Kishimoto, who grew up in the South Bronx of New York, was one of two finalists, along with Baltimore city schools administrator Linda Chen, to replace outgoing schools Superintendent Kathryn Matayoshi, whose $200,000-a-year contract ends June 30. BOE officials said that they will name an interim superintendent for July.
The finalists were selected from a pool of 92 applicants — 75 from the mainland and 17 from Hawaii. The list was narrowed to eight semifinalists with the help of executive search firm Ray & Associates. The board’s search committee interviewed the eight candidates and provided video recordings of the interviews to an advisory group of stakeholders.
Former BOE member Patricia Halagao, an education professor at the University of Hawaii at Manoa who served on the advisory group, said she was impressed with Kishimoto’s “focus on school design models that celebrate and sustain our diversity of language and culture.”

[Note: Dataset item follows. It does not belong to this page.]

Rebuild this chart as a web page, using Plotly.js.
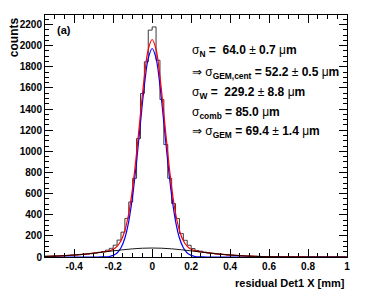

“As a former public school teacher and someone who now trains teachers, I also appreciate how Dr. Kishimoto elevates teachers as educational experts and aims to create a system conducive for us to thrive and do what we do best — teach.”
HAWAII TIES
When the finalists were announced, some community members and educators criticized the candidates for not being from or familiar with Hawaii. Kishimoto has said her daughter has family on Oahu and in Hilo. Relatives told the Honolulu Star-Advertiser that Kishimoto has ties to the family that runs the Two Ladies Kitchen mochi shop in Hilo.
“This is a place we know and love, and it would be absolutely a pleasure to come home to family,” Kishimoto said earlier this month.
Matayoshi offered her congratulations to Kishimoto, saying in an emailed statement, “I’m confident she will build on the progress made to improve our public education system, and continue to keep students at the center of all that we do,” adding that she will work to ensure a smooth transition.
The DOE was recognized this week with an innovation award by the Education Commission of the States, a nonprofit public policy organization, which praised Hawaii for “broadly-supported and impactful education improvement efforts” under Matayoshi, “including focusing school accountability on students’ college and career readiness, supporting teachers and education leaders across the state, developing a comprehensive longitudinal data system and investing in data literacy.”
The BOE, made up of Ige appointees, came under fire for its decision late last year not to renew Matayoshi’s contract despite positive evaluations. The search for her successor got off to a bumpy start after a former board member submitted and then withdrew his name from consideration.
Ige released a statement Friday calling on the community to support Kishimoto in her new role.
“While Dr. Kishimoto will lead the effort to remodel our school system, she will need the support of the entire community. Her success will be our success,” Ige said. “Mahalo to Superintendent Kathryn Matayoshi, who led a reform effort that created a solid foundation upon which we will continue to build and improve.”